- Born: August 2, 1930 Newark, New Jersey
- Died: June 19, 2002 (aged 71) Coney Island
- Area(s): Penciller, Artist, Inker

= Sid Check =

American comic book artist (1930–2002)

Sidney Check, also known as Sid Check, (August 2, 1930 – June 19, 2002) was an American comic book artist best known for his stories in EC Comics.

Sidney Charles Check was born on August 2, 1930, in Newark, New Jersey. His parents Abraham Check and Ida Applebaum-Check were Polish immigrants who had come to the United States in 1926. By 1940 he was living in Coney Island, Brooklyn where he befriended Frank Frazetta with whom he would collaborate in comic books a decade later. In 1948 Check graduated from the School of Industrial Art in Manhattan, and the following year he broke into comic books, working with Wally Wood, as well as on solo assignments.

Sid Check was often compared to Wally Wood because of a stylistic resemblance. His work appeared in EC's New Trend titles: Crime SuspenStories, The Haunt of Fear, The Vault of Horror and Weird Science. He drew for several Marvel Comics series, including Weird Wonder Tales, Battle Action, Journey into Unknown Worlds. For Magazine Enterprises he contributed to White Indian. He also drew for Classics Illustrated and for Harvey Comics' Tomb of Terror.

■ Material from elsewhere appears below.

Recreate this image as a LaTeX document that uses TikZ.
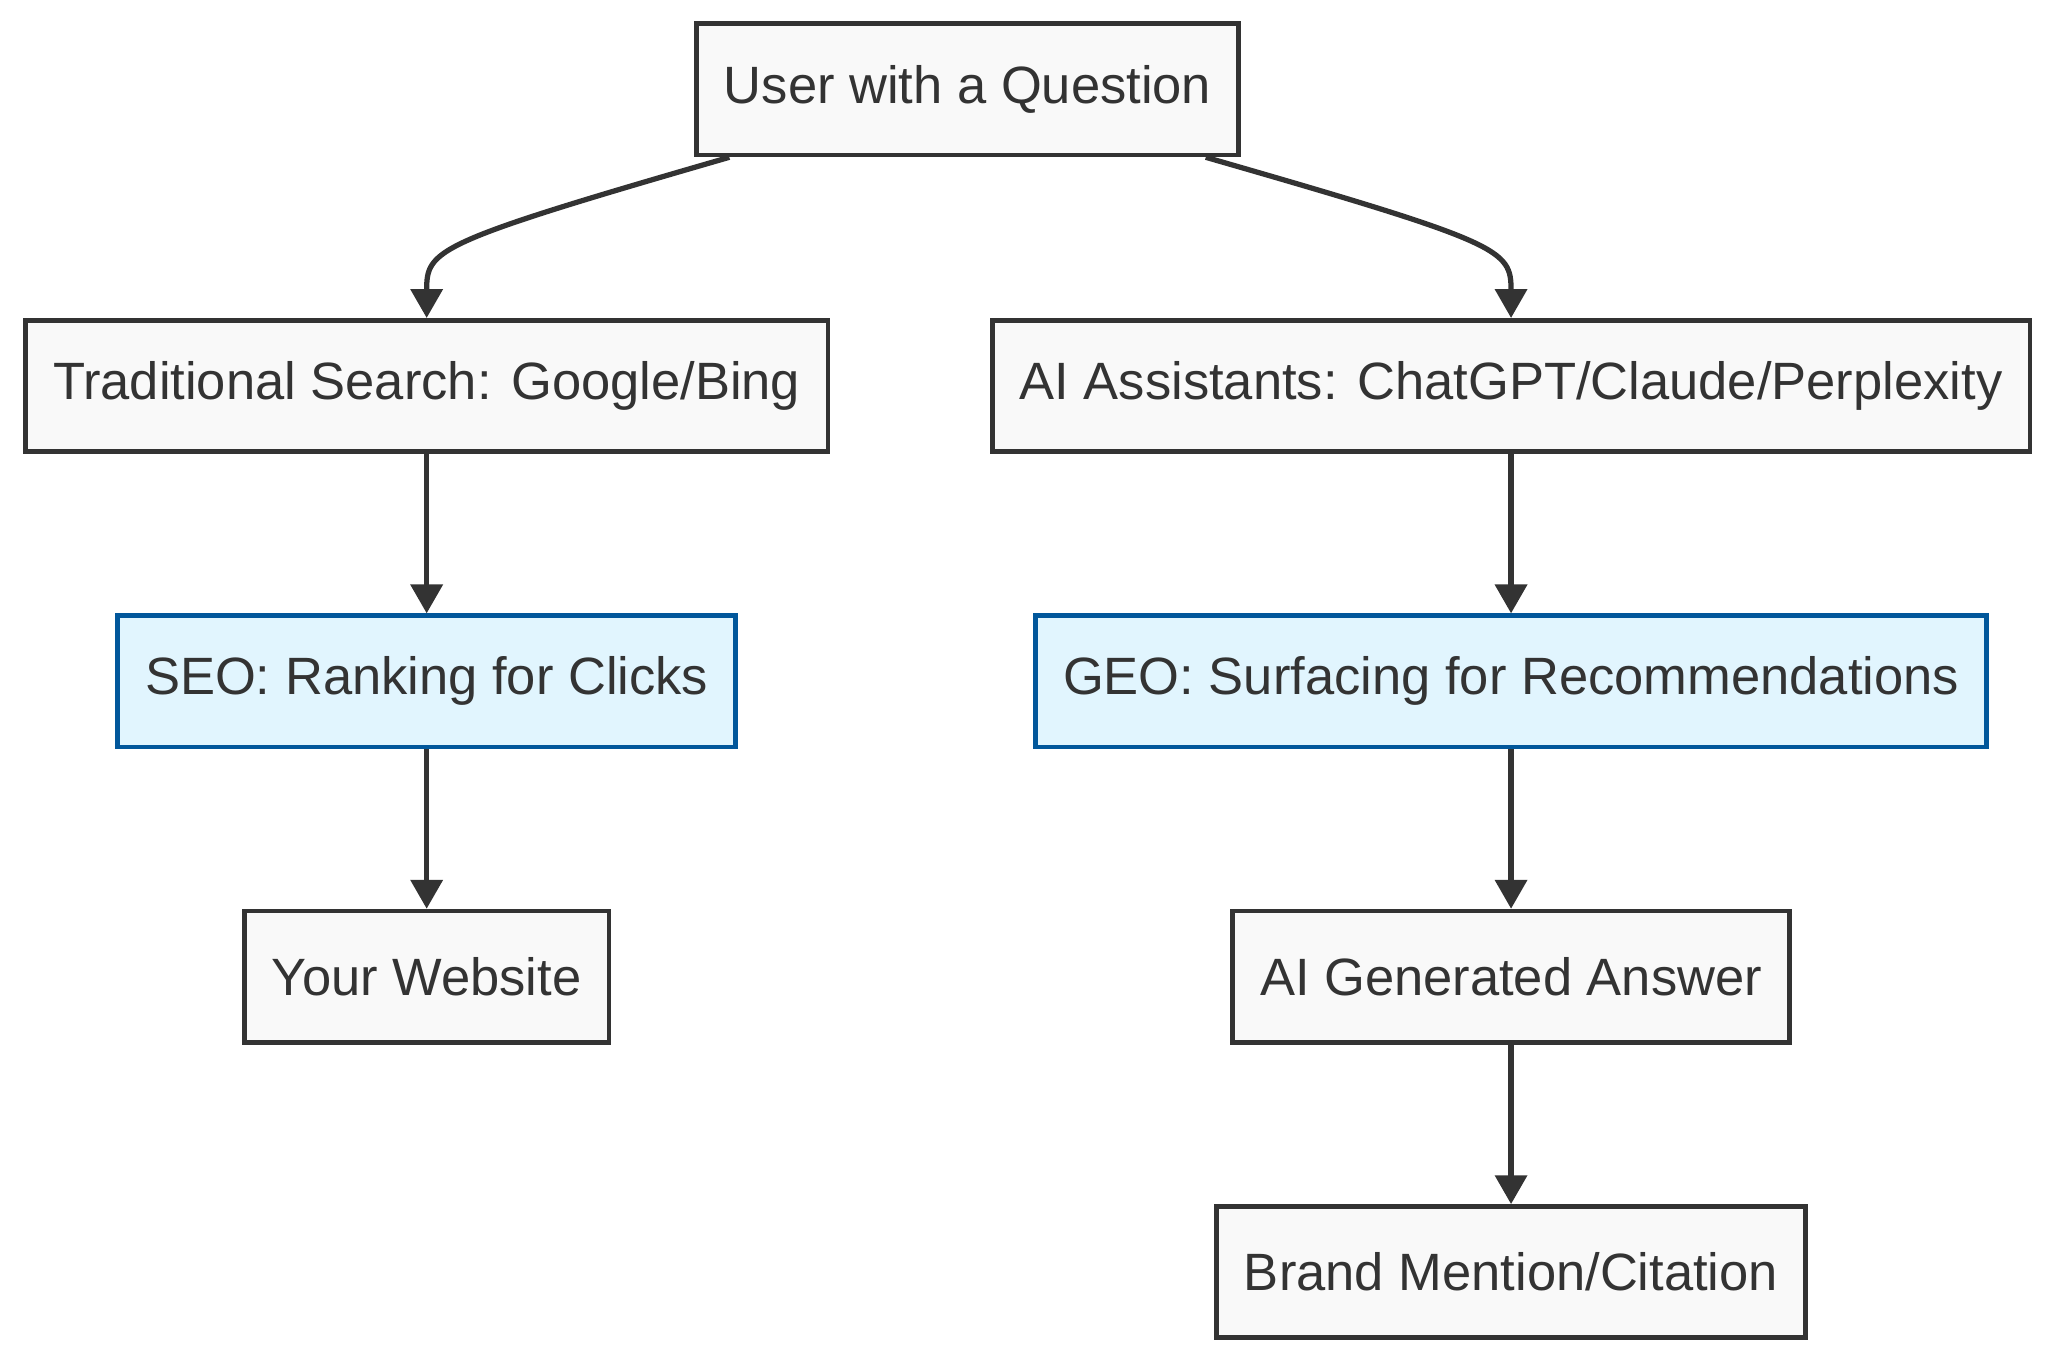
\documentclass[tikz,border=0pt]{standalone}
\usepackage{fontspec}
\setmainfont{Liberation Sans}
\usetikzlibrary{arrows.meta}
\definecolor{boxfill}{HTML}{F9F9F9}
\definecolor{boxline}{HTML}{333333}
\definecolor{geofill}{HTML}{E1F5FE}
\definecolor{geoline}{HTML}{01579B}
\tikzset{
    box/.style = {rectangle, draw = boxline, fill = boxfill, line width = 1.8pt,
        minimum height = 50pt, inner xsep = 10.5pt, text = boxline,
        font = \fontsize{20}{23}\selectfont},
    optbox/.style = {box, draw = geoline, fill = geofill},
    flow/.style = {draw = boxline, line width = 2pt, -{Triangle[length=11pt, width=12pt]}}
}
\begin{document}
\begin{tikzpicture}[x = 0.5pt, y = -0.5pt]
    \useasboundingbox (0,0) rectangle (1560,1035);
    \node [box] (user) at (737,68) {User with a Question};
    \node [box] (trad) at (325,294) {Traditional Search: Google/Bing};
    \node [box] (assist) at (1151,294) {AI Assistants: ChatGPT/Claude/Perplexity};
    \node [optbox] (seo) at (325,519) {SEO: Ranking for Clicks};
    \node [optbox] (geo) at (1151,519) {GEO: Surfacing for Recommendations};
    \node [box] (site) at (325,744) {Your Website};
    \node [box] (answer) at (1151,744) {AI Generated Answer};
    \node [box] (brand) at (1151,969) {Brand Mention/Citation};
    % left and right branches
    \draw [flow] (user.south west) ++(27,0) .. controls (330,185) and (325,190) .. (trad.north);
    \draw [flow] (user.south east) ++(-27,0) .. controls (1145,185) and (1151,190) .. (assist.north);
    \draw [flow] (trad) -- (seo);
    \draw [flow] (seo) -- (site);
    \draw [flow] (assist) -- (geo);
    \draw [flow] (geo) -- (answer);
    \draw [flow] (answer) -- (brand);
\end{tikzpicture}
\end{document}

Apocolytes's World of Comics commented:

Little is known about artist Sid Check, aside from the fact that he was a contemporary of fellow artists Wallace Wood, Joe Orlando and Harry Harrison, among others, in the 50s. When Wood and Orlando began their early art collaborations, Sid Check as well as Harrison were also fellow members of the same art studio. It isn't surprising that all four of them would soon be working for the same publisher, EC Comics, doing work with remarkably similar styles. To the untrained eye, Check's work can often be mistaken for Wood's. Check's art is generally engaging and attractive, if not entirely as well constructed as Wood's art was. Less prolific than Wood certainly, Check's work in comic books was short-lived, from December 1951 through 1958 mostly...

When Check left comic books in 1958, he took up work with the United States Postal Service. Though he drew a few stories in the early 1970s for DC Comics' war titles, and spot illustrations for Amazing Stories during the mid-1970s.

He died on June 19, 2002, in Coney Island.